Small Business Confidence Slipping
Last week, we mentioned some of the negative impacts of the government shutdown on small business owners and entrepreneurs. The most recent Small Business Optimism Index from the National Federation of Independent Businesses says that while the September figures might be too early to really measure the full impact of the shutdown, the economic outlook is definitely depressed.
“The change in this month’s Index was little more than ‘statistical noise,’ but the drop in outlook for future economic conditions is evidence that many owners are keeping an eye on Washington,” said NFIB chief economist Bill Dunkelberg. “Prospects for politicians and policymakers ‘getting it right’ are low, and job creators are rolling their eyes and shaking their heads thinking, ‘This is certainly not the way to run the largest enterprise in the world.’ Between botched healthcare implementation and one manufactured crisis after another, consumers and small-business owners are likely to remain pessimistic, accepting the notion that growth is going to be sub-par and that their government is likely to continue in dysfunctional mode for months to come.”

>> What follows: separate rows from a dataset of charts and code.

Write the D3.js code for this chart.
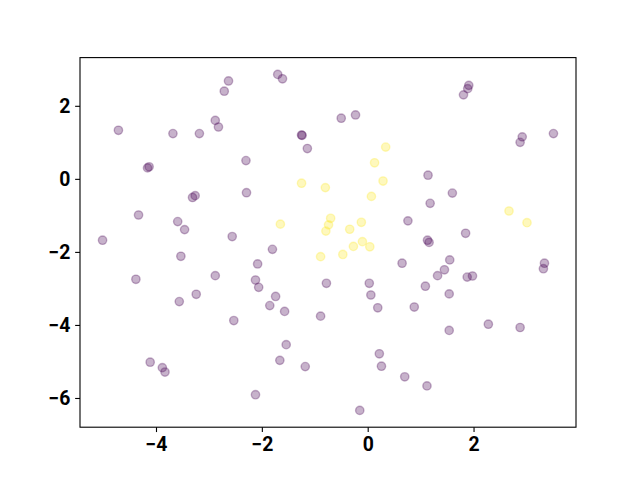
<!DOCTYPE html>
<html>
<head>
<meta charset="utf-8">
<title>scatter</title>
<script src="https://cdn.jsdelivr.net/npm/d3@7/dist/d3.min.js"></script>
<style>
  body { margin: 0; background: #fff; }
  .axis text { font-family: Roboto, "Liberation Sans", sans-serif; font-weight: bold; font-size: 19.4px; fill: #000; }
  .axis line { stroke: #000; stroke-width: 1.1px; }
  .axis path { display: none; }
</style>
</head>
<body>
<svg id="chart" width="640" height="480"></svg>
<script>
// purple group (class 0)
const xs0 = [-5.01, -4.71, -4.33, -4.16, -4.13, -4.11, -3.88, -3.83, -3.68, -3.59,
  -3.46, -3.53, -3.56, -4.38, -3.24, -3.18, -3.26, -3.31, -2.88, -2.82,
  -2.71, -2.63, -2.88, -2.53, -2.56, -2.30, -2.29, -2.12, -2.06, -2.08,
  -2.12, -1.85, -1.74, -1.80, -1.70, -1.61, -1.57, -1.54, -1.66, -1.24,
  -1.25, -1.14, -1.18, -0.89, -0.78, -0.50, -0.23, -0.15, 0.03, 0.06,
  0.19, 0.22, 0.26, 0.70, 0.65, 0.76, 0.88, 1.09, 1.12, 1.13,
  1.16, 1.14, 1.18, 1.32, 1.45, 1.55, 1.54, 1.54, 1.60, 1.81,
  1.89, 1.91, 1.85, 1.88, 1.98, 2.28, 2.88, 2.88, 2.92, 3.32,
  3.34, 3.51];
const ys0 = [-1.68, 1.33, -0.99, 0.30, 0.33, -5.02, -5.17, -5.29, 1.24, -1.17,
  -1.39, -2.12, -3.36, -2.75, -3.16, 1.24, -0.46, -0.51, 1.60, 1.42,
  2.40, 2.68, -2.65, -3.88, -1.58, 0.50, -0.38, -2.77, -2.97, -2.33,
  -5.91, -3.47, -3.22, -1.93, 2.86, 2.74, -3.63, -4.54, -4.97, 1.19,
  1.20, 0.83, -5.14, -3.76, -2.86, 1.66, 1.75, -6.34, -2.86, -3.18,
  -3.53, -4.79, -5.13, -5.42, -2.31, -1.15, -3.51, -2.94, -5.67, -1.68,
  -1.74, 0.10, -0.67, -2.65, -2.49, -2.22, -3.15, -4.15, -0.39, 2.30,
  2.47, 2.56, -1.49, -2.69, -2.66, -3.98, -4.07, 1.00, 1.15, -2.46,
  -2.31, 1.24];

// yellow group (class 1)
const xs1 = [-1.25, -0.80, 0.29, 0.34, 0.13, 0.07, -1.65, -0.70, -0.74, -0.79,
  -0.34, -0.12, -0.10, -0.27, 0.04, -0.47, -0.89, 2.67, 3.01];
const ys1 = [-0.12, -0.24, -0.06, 0.87, 0.44, -0.48, -1.24, -1.08, -1.26, -1.43,
  -1.38, -1.19, -1.72, -1.85, -1.86, -2.07, -2.13, -0.88, -1.20];

const xTicks = [-4, -2, 0, 2];
const yTicks = [2, 0, -2, -4, -6];
const groupColors = ['#440154', '#fde725'];

const svg = d3.select('#chart');
const margin = { top: 57.6, right: 64, bottom: 52.8, left: 80 };
const innerWidth = 640 - margin.left - margin.right;
const innerHeight = 480 - margin.top - margin.bottom;
const g = svg.append('g').attr('transform', `translate(${margin.left}, ${margin.top})`);

const points = xs0.map((x, i) => ({ x: x, y: ys0[i], c: 0 }))
  .concat(xs1.map((x, i) => ({ x: x, y: ys1[i], c: 1 })));

// matplotlib style 5% margins
function padded(ext) {
  const m = (ext[1] - ext[0]) * 0.05;
  return [ext[0] - m, ext[1] + m];
}
const xScale = d3.scaleLinear().domain(padded(d3.extent(points, d => d.x))).range([0, innerWidth]);
const yScale = d3.scaleLinear().domain(padded(d3.extent(points, d => d.y))).range([innerHeight, 0]);

g.selectAll('.dot').data(points).join('circle')
  .attr('class', 'dot')
  .attr('cx', d => xScale(d.x))
  .attr('cy', d => yScale(d.y))
  .attr('r', 4.17)
  .attr('fill', d => groupColors[d.c])
  .attr('fill-opacity', 0.3)
  .attr('stroke', d => groupColors[d.c])
  .attr('stroke-opacity', 0.3)
  .attr('stroke-width', 1.39);

// axes
const xAxis = d3.axisBottom(xScale).tickValues(xTicks).tickSize(4.86).tickPadding(4.86)
  .tickFormat(d => d3.format('d')(d).replace('-', '\u2212'));
const yAxis = d3.axisLeft(yScale).tickValues(yTicks).tickSize(4.86).tickPadding(4.86)
  .tickFormat(d => d3.format('d')(d).replace('-', '\u2212'));
g.append('g').attr('class', 'axis').attr('transform', `translate(0, ${innerHeight})`).call(xAxis);
g.append('g').attr('class', 'axis').call(yAxis);

// frame
g.append('rect')
  .attr('width', innerWidth).attr('height', innerHeight)
  .attr('fill', 'none').attr('stroke', '#000').attr('stroke-width', 1.1);
</script>
</body>
</html>
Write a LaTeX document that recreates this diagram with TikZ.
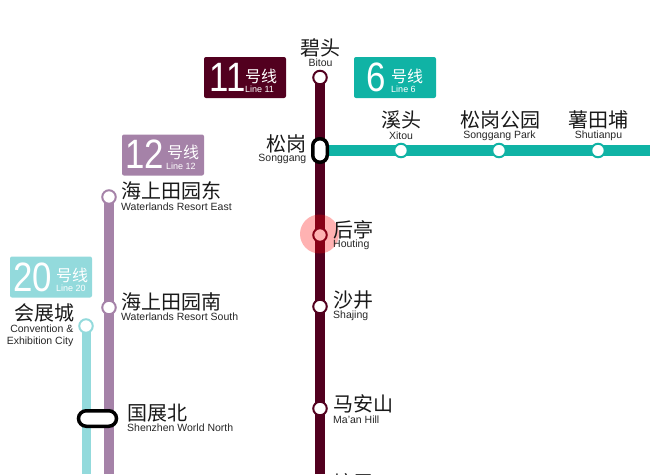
\documentclass[tikz,border=0pt]{standalone}
\usepackage{fontspec}
\setmainfont{Liberation Sans}
\newfontfamily\cjk{Noto Sans CJK SC}
\usepackage{xcolor}
\definecolor{lineXI}{HTML}{52001F}
\definecolor{lineVI}{HTML}{10B3A5}
\definecolor{lineXII}{HTML}{A582A8}
\definecolor{lineXX}{HTML}{93DADC}
\usetikzlibrary{
  calc,
  shapes.misc
}
\tikzset{
  track/.style={line width=#1},
  stn/.style={circle,fill=white,draw=#1,line width=2pt,minimum size=13.5pt,inner sep=0pt},
  transfer/.style={fill=white,draw=black,line width=3.5pt,inner sep=0pt},
  zhname/.style={inner sep=0pt,font=\fontsize{20}{20}\selectfont\cjk,text=black!90},
  enname/.style={inner sep=0pt,font=\fontsize{10.5}{12}\selectfont,text=black!85},
  badge/.style={rounded corners=2pt,fill=#1,minimum width=82pt,minimum height=41pt,inner sep=0pt},
  badgenum/.style={inner sep=0pt,text=white,font=\fontsize{41}{41}\selectfont,xscale=0.85,transform shape},
  badgezh/.style={inner sep=0pt,text=white,font=\fontsize{16}{16}\selectfont\cjk},
  badgeen/.style={inner sep=0pt,text=white,font=\fontsize{9}{9}\selectfont}
}
\begin{document}
\begin{tikzpicture}[x=1pt,y=-1pt]
  \useasboundingbox (0,0) rectangle (650,474);
  % line ends
  \coordinate (l20end) at (86,474);
  \coordinate (l12end) at (109,474);
  \coordinate (l11end) at (320,474);
  \coordinate (l6end) at (650,150.5);
  \coordinate (bitou) at (320,77.5);
  \coordinate (songgang) at (320,150.5);
  \coordinate (top12) at (109,197);
  \coordinate (top20) at (86,326);
  % lines
  \draw[track=9pt,lineXX] (top20) -- (l20end);
  \draw[track=10pt,lineXII] (top12) -- (l12end);
  \draw[track=11pt,lineVI] (songgang) -- (l6end);
  \draw[track=10pt,lineXI] (bitou) -- (l11end);
  % stops
  \node[stn=lineXI] (s1) at (bitou) {};
  \node[stn=lineVI] (x1) at (401,150.5) {};
  \node[stn=lineVI] (x2) at (499,150.5) {};
  \node[stn=lineVI] (x3) at (598,150.5) {};
  \node[stn=lineXI] (s2) at (320,235) {};
  \node[stn=lineXI] (s3) at (320,306.5) {};
  \node[stn=lineXI] (s4) at (320,408.5) {};
  \node[stn=lineXII] (w1) at (top12) {};
  \node[stn=lineXII] (w2) at (109,307.5) {};
  \node[stn=lineXX] (c1) at (top20) {};
  \node[transfer,rectangle,rounded corners=7pt,minimum width=14.5pt,minimum height=23.5pt] (tsg) at (songgang) {};
  \node[transfer,rounded rectangle,minimum width=38pt,minimum height=15.5pt] (tsz) at (97.5,418.5) {};
  \node[circle,fill=red,fill opacity=0.3,minimum size=39pt,inner sep=0pt] (halo) at (319.5,234) {};
  % labels
  \node[zhname] (zbitou) at (320.5,47.5) {碧头};
  \node[enname] (ebitou) at (320.5,63) {Bitou};
  \node[zhname,anchor=east] (zsong) at (307,144) {松岗};
  \node[enname,anchor=east] (esong) at (306.5,159) {Songgang};
  \node[zhname] (zxitou) at (401,119.5) {溪头};
  \node[enname] (exitou) at (401,135.5) {Xitou};
  \node[zhname] (zpark) at (500,119.5) {松岗公园};
  \node[enname] (epark) at (499.5,135.5) {Songgang Park};
  \node[zhname] (zshu) at (598.5,119.5) {薯田埔};
  \node[enname] (eshu) at (598.5,135.5) {Shutianpu};
  \node[zhname,anchor=west] (zhou) at (333,230) {后亭};
  \node[enname,anchor=west] (ehou) at (333,244.5) {Houting};
  \node[zhname,anchor=west] (zsha) at (333,300.5) {沙井};
  \node[enname,anchor=west] (esha) at (333,316) {Shajing};
  \node[zhname,anchor=west] (zma) at (333,403.5) {马安山};
  \node[enname,anchor=west] (ema) at (333,419.5) {Ma'an Hill};
  \node[zhname,anchor=west] (ztang) at (333,483) {塘尾};
  \node[zhname,anchor=west] (zwe) at (121,190.5) {海上田园东};
  \node[enname,anchor=west] (ewe) at (121,206.5) {Waterlands Resort East};
  \node[zhname,anchor=west] (zws) at (121,301.5) {海上田园南};
  \node[enname,anchor=west] (ews) at (121,316.5) {Waterlands Resort South};
  \node[zhname,anchor=west] (zsz) at (127,413) {国展北};
  \node[enname,anchor=west] (esz) at (127,428) {Shenzhen World North};
  \node[zhname] (zconv) at (44,313) {会展城};
  \node[enname,align=right,anchor=east] (econv) at (73.5,335.5) {Convention \&\\Exhibition City};
  % badges
  \node[badge=lineXI] (b11) at (245,77.5) {};
  \node[badgenum] (n11) at (228,77) {11};
  \node[badgezh] (h11) at (261,76) {号线};
  \node[badgeen] (e11) at (259.5,89.5) {Line 11};
  \node[badge=lineVI] (b6) at (395,77.5) {};
  \node[badgenum] (n6) at (376,77) {6};
  \node[badgezh] (h6) at (407,76) {号线};
  \node[badgeen] (e6) at (403.5,89) {Line 6};
  \node[badge=lineXII] (b12) at (163,155) {};
  \node[badgenum] (n12) at (144.5,154.5) {12};
  \node[badgezh] (h12) at (183,152.5) {号线};
  \node[badgeen] (e12) at (181,166) {Line 12};
  \node[badge=lineXX] (b20) at (51,277) {};
  \node[badgenum] (n20) at (33,277) {20};
  \node[badgezh] (h20) at (72,275) {号线};
  \node[badgeen] (e20) at (71,288) {Line 20};
\end{tikzpicture}
\end{document}
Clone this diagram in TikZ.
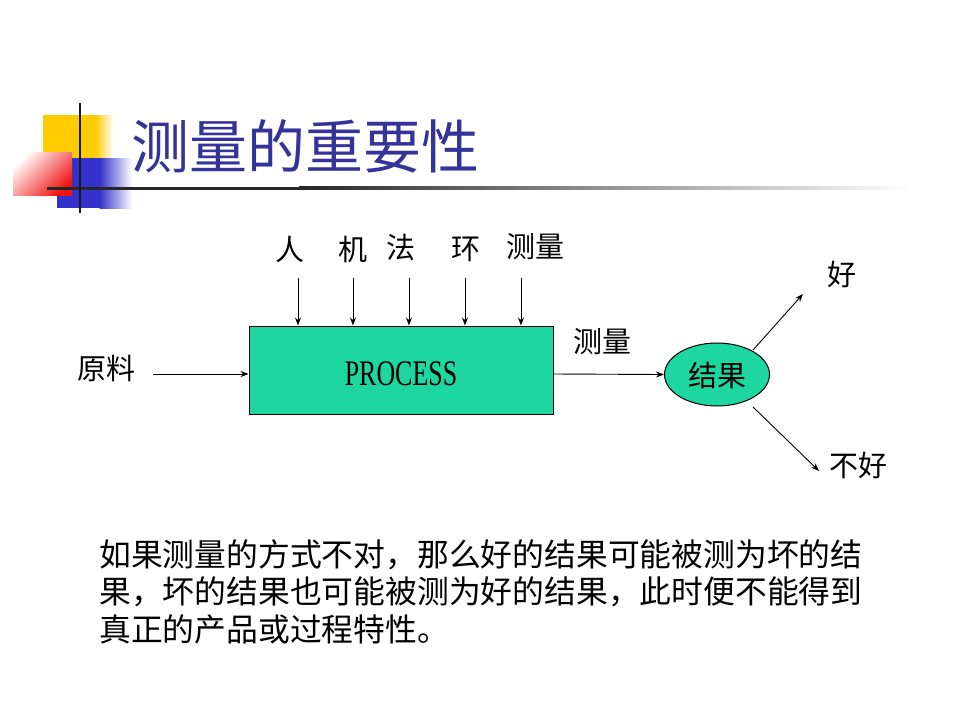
\documentclass[tikz,border=0pt]{standalone}
\usepackage{fontspec}
\setmainfont{Noto Sans CJK SC}
\newfontfamily\condserif[FakeStretch=0.72]{Liberation Serif}
\usetikzlibrary{shapes.geometric,arrows.meta}
\definecolor{titleblue}{RGB}{51,51,153}
\definecolor{procgreen}{RGB}{30,214,160}
\definecolor{decoyellow}{RGB}{255,204,0}
\definecolor{decoblue}{RGB}{51,51,204}
\definecolor{decored}{RGB}{240,20,20}
\tikzset{
  lbl/.style={inner sep=0pt, font=\fontsize{29}{32}\selectfont},
  para/.style={inner sep=0pt, anchor=west, font=\fontsize{31.8}{38}\selectfont},
  arr/.style={-{Stealth[length=8pt,width=6pt]}, line width=0.9pt},
}
\begin{document}
\begin{tikzpicture}[x=1pt,y=-1pt]
\useasboundingbox (0,0) rectangle (960,720);
\fill[white] (0,0) rectangle (960,720);
% decoration
\fill[decoyellow] (43,115) rectangle (96,160);
\shade[left color=decoyellow, right color=white] (95.5,115) rectangle (113,160);
\fill[decoblue] (57,158) rectangle (100,208);
\shade[left color=decoblue, right color=white] (99.5,158) rectangle (132,208);
\shade[left color=white, right color=decored, shading angle=45] (13,152) rectangle (72,195);
\fill[black!85] (47,186.5) rectangle (300,189.5);
\shade[left color=black!85, right color=white] (299,186.5) rectangle (910,189.5);
\draw[line width=2.5pt, black!90] (80,103) -- (80,213);
% title
\node[anchor=west, inner sep=0pt, text=titleblue, font=\fontsize{58}{60}\selectfont] (title) at (131,146) {测量的重要性};
% diagram
\node[draw=black, line width=1pt, fill=procgreen, minimum width=304pt, minimum height=88pt, inner sep=0pt] (proc) at (401,370) {};
\node[inner sep=0pt, font=\condserif\fontsize{36}{38}\selectfont] (ptext) at (401,374) {PROCESS};
\node[lbl] (ren) at (290,249) {人};
\node[lbl] (ji) at (353,249) {机};
\node[lbl] (fa) at (401,247) {法};
\node[lbl] (huan) at (466,249) {环};
\node[lbl] (cl) at (535,247) {测量};
\coordinate (a1) at (298,278);
\coordinate (a2) at (353,278);
\coordinate (a3) at (409,278);
\coordinate (a4) at (465,278);
\coordinate (a5) at (521,278);
\foreach \i in {1,...,5} \draw[arr] (a\i) -- (a\i |- proc.north);
\node[lbl] (yl) at (106,368) {原料};
\coordinate (src) at (153,374);
\draw[arr] (src) -- (src -| proc.west);
\node[draw=black, line width=1pt, fill=procgreen, ellipse, minimum width=105pt, minimum height=63pt, inner sep=0pt] (res) at (717,374.5) {};
\node[lbl] (restext) at (717,375) {结果};
\coordinate (out) at (553,374);
\draw[arr] (out) -- (res.west);
\node[lbl] (clout) at (602,342) {测量};
\coordinate (g0) at (753,350);
\coordinate (g1) at (803,294);
\coordinate (b0) at (753,407);
\coordinate (b1) at (819,471);
\draw[arr] (g0) -- (g1);
\draw[arr] (b0) -- (b1);
\node[lbl] (good) at (842,274) {好};
\node[lbl] (bad) at (858,465) {不好};
% paragraph
\node[para] (p1) at (99,555) {如果测量的方式不对，那么好的结果可能被测为坏的结};
\node[para] (p2) at (99,592) {果，坏的结果也可能被测为好的结果，此时便不能得到};
\node[para] (p3) at (99,629) {真正的产品或过程特性。};
\end{tikzpicture}
\end{document}
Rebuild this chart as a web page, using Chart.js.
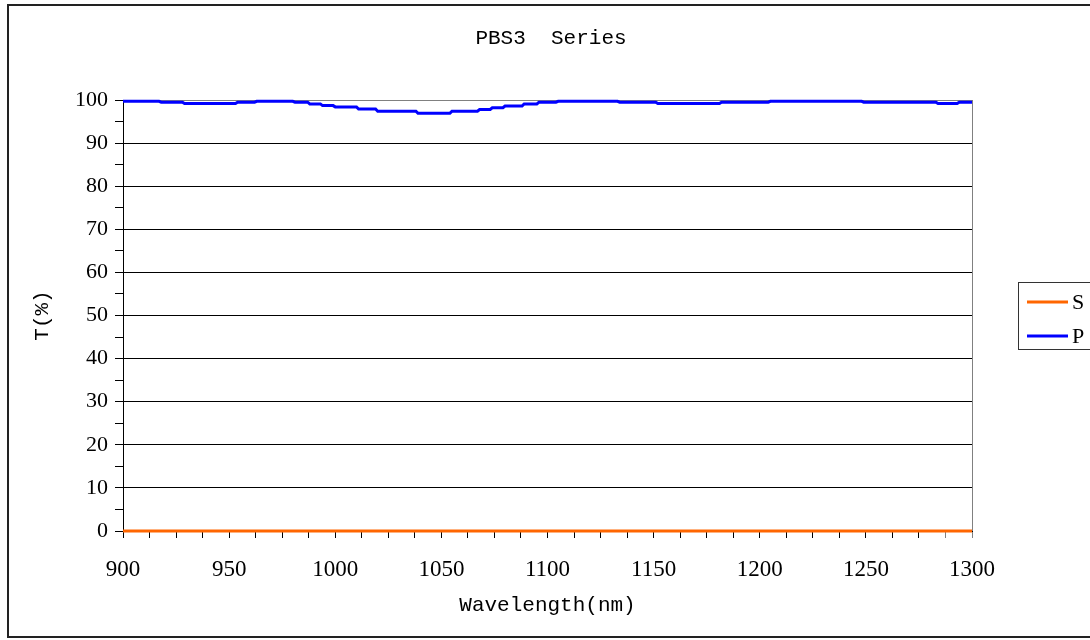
<!DOCTYPE html>
<html>
<head>
<meta charset="utf-8">
<script src="https://cdn.jsdelivr.net/npm/chart.js@4/dist/chart.umd.min.js"></script>
<style>
  html, body { margin: 0; padding: 0; background: #fff; }
  #wrap { width: 1090px; height: 640px; }
</style>
</head>
<body>
<div id="wrap"><canvas id="c" width="1090" height="640"></canvas></div>
<script>
// Text
const chartTitle = 'PBS3  Series';
const xTitle = 'Wavelength(nm)';
const yTitle = 'T(%)';
const seriesNames = ['S', 'P'];

// Axis ranges / ticks
const xMin = 900, xMax = 1300, xTickStep = 12.5, xLabelStep = 50;
const yMin = 0, yMax = 100, yTickStep = 5, yLabelStep = 10;

// S-polarisation transmission (%)
const sWave = [900, 1300];
const sT = [0, 0];

// P-polarisation transmission (%)
const pWave = [900, 917, 918, 928, 929, 953, 954, 962, 963, 980, 981, 987, 988, 993, 994, 999,
               1000, 1010, 1011, 1019, 1020, 1038, 1039, 1054, 1055, 1067, 1068, 1073, 1074, 1079,
               1080, 1088, 1089, 1095, 1096, 1104, 1105, 1133, 1134, 1151, 1152, 1181, 1182, 1204,
               1205, 1248, 1249, 1283, 1284, 1293, 1294, 1300];
const pT = [99.7, 99.7, 99.5, 99.5, 99.2, 99.2, 99.5, 99.5, 99.7, 99.7, 99.5, 99.5, 99.1, 99.1, 98.7, 98.7,
            98.4, 98.4, 97.9, 97.9, 97.4, 97.4, 96.9, 96.9, 97.4, 97.4, 97.8, 97.8, 98.2, 98.2,
            98.6, 98.6, 99.1, 99.1, 99.5, 99.5, 99.7, 99.7, 99.5, 99.5, 99.2, 99.2, 99.5, 99.5,
            99.7, 99.7, 99.5, 99.5, 99.2, 99.2, 99.5, 99.5];

const seriesColors = ['#FF6600', '#0000FF'];

const MONO = '"Liberation Mono", "DejaVu Sans Mono", monospace';
const SERIF = '"Liberation Serif", "DejaVu Serif", serif';
const GRAY = '#808080';

const toPoints = (xs, ys) => xs.map((x, i) => ({ x: x, y: ys[i] }));

// White page, outer frame, title and a boxed legend on the right
const framePlugin = {
  id: 'frame',
  beforeDraw(chart) {
    const ctx = chart.ctx;
    ctx.save();
    ctx.fillStyle = '#fff';
    ctx.fillRect(0, 0, chart.width, chart.height);
    ctx.restore();
  },
  afterDraw(chart) {
    const ctx = chart.ctx;
    ctx.save();
    ctx.strokeStyle = '#222';
    ctx.lineWidth = 2;
    ctx.strokeRect(8, 5, 1100, 632);

    // title
    ctx.fillStyle = '#000';
    ctx.font = '21px ' + MONO;
    ctx.textAlign = 'center';
    ctx.textBaseline = 'middle';
    ctx.fillText(chartTitle, 551, 38);

    // legend
    ctx.lineWidth = 1;
    ctx.strokeStyle = '#333';
    ctx.strokeRect(1018.5, 282.5, 100, 67);
    const rowsY = [302, 336];
    chart.data.datasets.forEach((ds, i) => {
      ctx.strokeStyle = ds.borderColor;
      ctx.lineWidth = 3;
      ctx.beginPath();
      ctx.moveTo(1027, rowsY[i]);
      ctx.lineTo(1068, rowsY[i]);
      ctx.stroke();
      ctx.fillStyle = '#000';
      ctx.font = '22px ' + SERIF;
      ctx.textBaseline = 'middle';
      ctx.textAlign = 'left';
      ctx.fillText(ds.label, 1072, rowsY[i] + 1);
    });
    ctx.restore();
  }
};

new Chart(document.getElementById('c'), {
  type: 'line',
  data: {
    datasets: [
      {
        label: seriesNames[0],
        data: toPoints(sWave, sT),
        borderColor: seriesColors[0],
        backgroundColor: seriesColors[0],
        borderWidth: 3,
        pointRadius: 0,
        tension: 0,
        clip: false
      },
      {
        label: seriesNames[1],
        data: toPoints(pWave, pT),
        borderColor: seriesColors[1],
        backgroundColor: seriesColors[1],
        borderWidth: 3,
        pointRadius: 0,
        tension: 0,
        clip: false
      }
    ]
  },
  options: {
    responsive: false,
    animation: false,
    devicePixelRatio: 1,
    layout: { padding: { left: 30, right: 118, top: 100, bottom: 22 } },
    plugins: {
      legend: { display: false },
      tooltip: { enabled: false },
      title: { display: false }
    },
    scales: {
      x: {
        type: 'linear',
        min: xMin,
        max: xMax,
        afterFit(s) { s.height = 87; },
        border: { color: '#000', width: 1 },
        grid: {
          drawOnChartArea: true,
          tickLength: 7,
          color: c => (c.tick && c.tick.value === xMax) ? GRAY : 'rgba(0,0,0,0)',
          tickColor: c => (c.tick && c.tick.value >= xMax - xTickStep) ? GRAY : '#000'
        },
        ticks: {
          stepSize: xTickStep,
          autoSkip: false,
          maxRotation: 0,
          padding: 18,
          color: '#000',
          font: { family: SERIF, size: 23 },
          callback: v => (v % xLabelStep === 0 ? String(v) : '')
        },
        title: {
          display: true,
          text: xTitle,
          color: '#000',
          padding: 0,
          font: { family: MONO, size: 21, lineHeight: 1.2 }
        }
      },
      y: {
        min: yMin,
        max: yMax,
        afterFit(s) { s.width = 93; },
        border: { color: '#000', width: 1 },
        grid: {
          tickLength: 8,
          color: c => {
            const v = c.tick ? c.tick.value : 0;
            if (v === yMax) return GRAY;
            return v % yLabelStep === 0 ? '#000' : 'rgba(0,0,0,0)';
          },
          tickColor: '#000'
        },
        ticks: {
          stepSize: yTickStep,
          autoSkip: false,
          padding: 7,
          color: '#000',
          font: { family: SERIF, size: 22 },
          callback: v => (v % yLabelStep === 0 ? String(v) : '')
        },
        title: {
          display: true,
          text: yTitle,
          color: '#000',
          padding: 0,
          font: { family: MONO, size: 21, lineHeight: 1.2 }
        }
      }
    }
  },
  plugins: [framePlugin]
});
</script>
</body>
</html>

Key findings from the September indicators include:
- Job creation was down in September. NFIB owners reduced employment by an average of 0.1 workers per firm in September after August’s slight gain (0.08 workers added on average) following three months of negative numbers.
- Credit continues to be a non-issue for small employers, 6 percent of whom say that all their credit needs were not met in September, up 1 point from August. Twenty-eight (28) percent of owners surveyed reported all credit needs met, and 53 percent explicitly said they did not want a loan (64 percent including those who did not answer the question, presumably uninterested in borrowing).
- In September, only 8 percent characterized the current period as a good time to expand (up 2 points). The net percent of owners expecting better business conditions in six months was a net negative 10 percent, 8 points worse than August’s reading.